Small businesses 'taxed out' across Toronto hoping for long-term solution
New Ryerson research highlights city-wide impact of rising property taxes
Frédéric Geisweiller's French restaurant began as a small experiment.
Le Sélect Bistro first opened its doors on Queen Street West in 1977. Over the years, it grew from one building to the next, then from two buildings to the one behind them, before Geisweiller decided to set up shop somewhere new: A derelict building on Wellington Street West.
That blank canvas became the bistro's latest incarnation, re-opened in 2006, with a design Geisweiller had always envisioned — no walls throughout the dining area, a Parisian patio in the front, an almost-secret garden in the back, and a space filled with staff and customers who'd called the restaurant a second home for years, and often decades.
Now, after more than 40 years building his business, Geisweiller fears his beloved bistro may be in peril.
"Our municipal tax has gone up in a way where the restaurant becomes unprofitable," he said, while sitting on his restaurant's sun-dappled patio.
The French restaurant is one of many small businesses across the city at risk of being "taxed out" of Toronto, according to new research from Ryerson University's City Building Institute, which highlights the widespread impact of higher taxes thanks to the province's most recent property reassessment two years ago.
And while city council put a tax cap of 10 per cent in place this year after an outcry from heavily-taxed business owners on Yonge Street, many say the situation needs a long-term fix from the new provincial government and next city council — otherwise local businesses on main streets throughout Toronto could be at risk of shutting their doors.
In the case of Le Sélect, the restaurant was paying roughly $2,000 a month in municipal tax a little over a decade ago. By 2020, that amount could jump to nearly $17,000 a month.
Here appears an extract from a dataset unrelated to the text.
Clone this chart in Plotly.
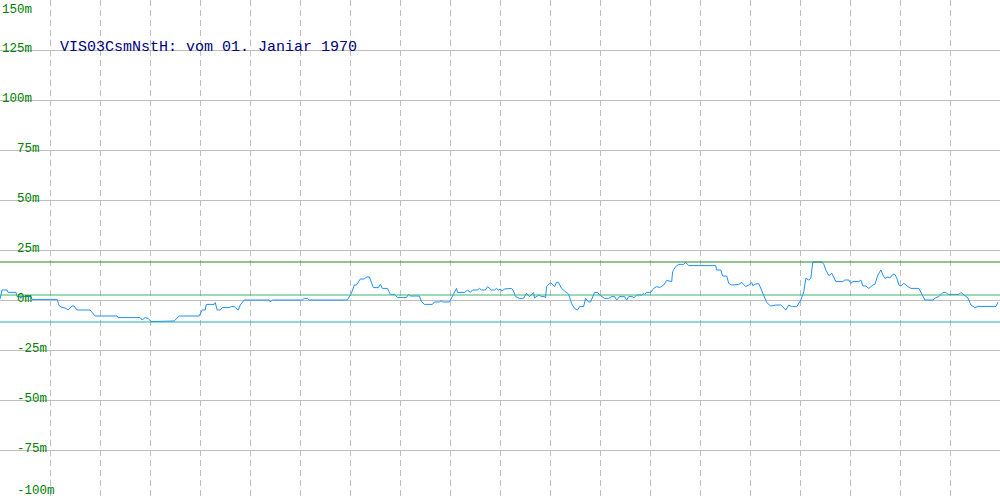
import plotly.graph_objects as go

# ---- data ----
title_text = "VIS03CsmNstH: vom 01. Janiar 1970"
y_ticks = [150, 125, 100, 75, 50, 25, 0, -25, -50, -75, -100]
y_tick_labels = ["150m", "125m", "100m", "75m", "50m", "25m", "0m", "-25m", "-50m", "-75m", "-100m"]

t = [0, 2, 7, 8, 16, 17, 31, 32, 57, 59, 62, 65, 68, 72, 74, 77, 90, 95, 117, 118,
     140, 142, 145, 148, 151, 167, 174, 179, 199, 202, 205, 206, 214, 215, 217, 220,
     222, 229, 231, 234, 238, 240, 244, 269, 270, 272, 302, 304, 307, 309, 347, 351,
     352, 354, 356, 358, 360, 364, 366, 369, 371, 373, 378, 380, 382, 387, 390, 394,
     397, 406, 408, 410, 419, 421, 424, 432, 434, 439, 441, 442, 449, 451, 456, 457,
     464, 467, 470, 472, 477, 479, 481, 485, 487, 491, 494, 496, 498, 500, 501, 504,
     508, 511, 513, 515, 519, 523, 526, 529, 533, 534, 538, 541, 544, 545, 546, 550,
     554, 556, 558, 561, 564, 568, 571, 574, 577, 579, 583, 585, 588, 590, 594, 597,
     599, 601, 604, 608, 611, 614, 616, 619, 624, 626, 628, 632, 633, 636, 641, 643,
     644, 646, 650, 653, 656, 659, 663, 666, 671, 672, 675, 678, 683, 685, 688, 715,
     716, 720, 722, 726, 728, 731, 735, 738, 741, 745, 748, 751, 752, 755, 758, 760,
     763, 766, 770, 775, 780, 783, 785, 788, 791, 796, 800, 803, 805, 808, 810, 811,
     812, 821, 823, 825, 828, 831, 835, 842, 844, 848, 850, 852, 858, 860, 862, 865,
     868, 872, 874, 877, 880, 882, 884, 887, 889, 892, 894, 896, 898, 900, 903, 907,
     910, 918, 921, 924, 932, 935, 938, 942, 945, 947, 958, 960, 963, 967, 970, 974,
     977, 995, 997]
values = [0.5, 5, 5, 3.8, 3.8, 1.7, 1.7, 0.3, 0.3, -2.8, -3.7, -4, -5, -3, -3, -5, -5, -8, -8, -8.8,
          -8.8, -10, -8.8, -9.2, -10.8, -10.8, -10.5, -8, -8, -5, -5, -2.2, -2.2, -1.3, -5, -5,
          -3.8, -3.8, -3.3, -3.3, -5, -2.5, 0, 0, -1, 0, 0, 0.8, 0.8, 0, 0, 3.3,
          5, 7.5, 7.5, 9.2, 10.5, 10.5, 11.5, 11.5, 9.2, 6.2, 6.2, 7.8, 5.8, 5.8, 2.8, 2.8,
          1.2, 1.2, 2.8, 2, 2, -0.8, -2.2, -2.2, -1, -1, -0.3, -1, -1, 1, 5.8, 3.8,
          3.8, 4.9, 3.8, 5, 5, 5.8, 5, 5, 6.7, 5, 5, 5.8, 5, 5.5, 4.5, 5.5,
          5.5, 5.8, 4.5, 1.7, 0.8, 0.8, 3.3, 1.7, 3.7, 1, 2.5, 1.7, 1.7, 1, 6.7, 8.7,
          6.7, 8.8, 8.8, 5.8, 4.5, 3, -1.7, -4.2, -5, -3.3, -3.3, 0.8, -1, -1, 3.8, 3.8,
          2.5, 1.7, 0.8, 0.8, 1.7, 1.7, 0, 1.7, 1.7, 0, 1.7, 1.7, 1, 2.5, 2.5, 3.3,
          2.8, 3.8, 3.8, 5.8, 6.7, 6.2, 7.5, 9.8, 9.2, 14.2, 16.7, 17.8, 17.8, 18.8, 17.2, 17.2,
          15, 15, 12, 12, 8.3, 7.5, 7.8, 7.8, 8.8, 6.7, 7.5, 8.8, 7.2, 8, 8.2, 5.8,
          1.7, -1.3, -3, -2.5, -2.5, -4.2, -5, -2.5, -3.3, -3.3, 0, 4.2, 10.8, 10, 10.8, 15,
          19, 19, 17.8, 15, 12.2, 13.3, 9.2, 9.2, 10, 10, 8.3, 9.2, 9.2, 10, 7, 7,
          5.8, 7.5, 7.8, 12.5, 15, 12.5, 10.8, 11.5, 11, 12.8, 12.8, 10.8, 7.5, 7, 8.3, 6.7,
          5.8, 5.8, 2.8, 0, 0, 1.2, 1.7, 3.8, 3.8, 2.8, 2.8, 3.8, 2.5, 1, -2.5, -3.8,
          -3.2, -3.2, -1]
avg_value = 2.5

# ---- figure ----
fig = go.Figure()
fig.add_trace(go.Scatter(x=t, y=values, mode="lines",
                         line=dict(color="#1E90FF", width=1), hoverinfo="skip"))

max_value = max(values)
min_value = min(values)
for val, col in [(max_value, "#228B22"), (avg_value, "#3CB371"), (min_value - 0.2, "#20B2AA")]:
    fig.add_shape(type="line", xref="paper", x0=0, x1=1, yref="y", y0=val, y1=val,
                  line=dict(color=col, width=1))

mono = "Liberation Mono, DejaVu Sans Mono, monospace"
for v, lab in zip(y_ticks, y_tick_labels):
    if v == y_ticks[0]:
        anchor, shift = "top", -1
    elif v == y_ticks[-1]:
        anchor, shift = "bottom", 0
    else:
        anchor, shift = "middle", 1
    fig.add_annotation(x=(0 if v >= 100 else 15) / 1000, xref="paper", xanchor="left",
                       y=v, yref="y", yanchor=anchor, yshift=shift,
                       text=lab, showarrow=False,
                       font=dict(family=mono, size=12.5, color="#008000"))

fig.add_annotation(x=0.058, xref="paper", xanchor="left", y=0.904, yref="paper",
                   yanchor="middle", text=title_text, showarrow=False,
                   font=dict(family=mono, size=15, color="#000080"))

fig.update_layout(
    width=1000, height=500,
    margin=dict(l=0, r=0, t=0, b=0),
    paper_bgcolor="white", plot_bgcolor="white",
    showlegend=False,
    xaxis=dict(range=[0, 999], tick0=0, dtick=50, showgrid=True, gridcolor="#BEBEBE",
               griddash="6px,4px", gridwidth=1, showticklabels=False, zeroline=False,
               showline=True, linecolor="#BEBEBE", mirror=True, fixedrange=True),
    yaxis=dict(range=[-100, 150], tickvals=y_ticks, showgrid=True, gridcolor="#BEBEBE",
               gridwidth=1, showticklabels=False, zeroline=False,
               showline=True, linecolor="#BEBEBE", mirror=True, fixedrange=True),
)

fig.write_html("out.html", config={"displayModeBar": False},
               post_script="document.body.style.margin='0';document.body.style.padding='0';")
"I'm being taxed on the hypothetical value of a building that I don't control, and that I'm not selling," Geisweiller said.
The Municipal Property Assessment Corporation (MPAC) is the body responsible for assessing all properties in Ontario in compliance with the provincial legislation and regulations.
To assess property taxes, MPAC looks at how much properties are selling for around the building it is appraising in order to determine its current value. That MPAC value is then multiplied by the city's tax rate to determine how much the property owner will pay.
As a result, a booming real estate market like Toronto's translates into higher taxes for local businesses.
'Perverse system' impacting businesses across Toronto
It's what Cherise Burda, executive director for Ryerson's City Building Institute, calls a "perverse system" that looks at a commercial property's value according to what it could be, rather than what it is — creating a link between rising property values and rising commercial property taxes.
"It's affecting our local main streets throughout the city... anywhere where there is really rapid growth," Burda said.
Her team researched the impact of higher municipal taxes and found an alarming trend among small businesses in terms of their inability to handle the higher rates, which she says could lead to layoffs or closures in development-heavy areas.
All along Wellington Street West, for instance, value assessments for buildings have skyrocketed, which means higher taxes.
Le Sélect was valued at roughly $2.4 million in 2012, but its assessed value shot up more than 240 per cent four years later to more than $8 million. Other buildings on the same strip, which is currently home to multiple condo construction sites, have seen their assessed values jump by anywhere from 30 to more than 100 per cent, the Ryerson team noted.
"That's kind of like if Revenue Canada were to assess our income tax rate based on what we could potentially be earning based on our wealthy neighbours down the street, rather than our paycheque," said Burda.
Burda's team is raising red flags about the widespread trend through an upcoming exhibit called Taxed Out, launching on Sept. 12 at the Urban Space Gallery on 401 Richmond Street West.
'We'll fight it out'
Coun. Kristyn Wong-Tam, a panelist at the event's launch, has long been an advocate for Yonge Street businesses in her ward, including those which have struggled or shuttered in recent years.
The "surges" are happening not just downtown, but in midtown at Yonge Street and Eglinton Avenue West and along Queen Street East, she said. "Which means those stable character neighbourhoods that define Toronto — they will be destabilized."
Wong-Tam calls the city's 2018 tax cap a "band-aid solution." City staff are speaking to stakeholders and MPAC and have another report coming back to council next year, and she hopes that dialogue leads to a change in the assessment process, such as the addition of a small business tier that would classify those establishments more appropriately.
And those wishing for that change may find renewed hope in the new provincial government.
A competitive tax system is a key priority for the Ministry of Finance, says the Ministry's press secretary Robert Gibson.
The province will also "continue to work with the City on property tax matters," he added.
But will that discussion come in time? Geisweiller hopes so.
"We'll stay in and we'll fight it out," he said. "In the end, I think reason will prevail."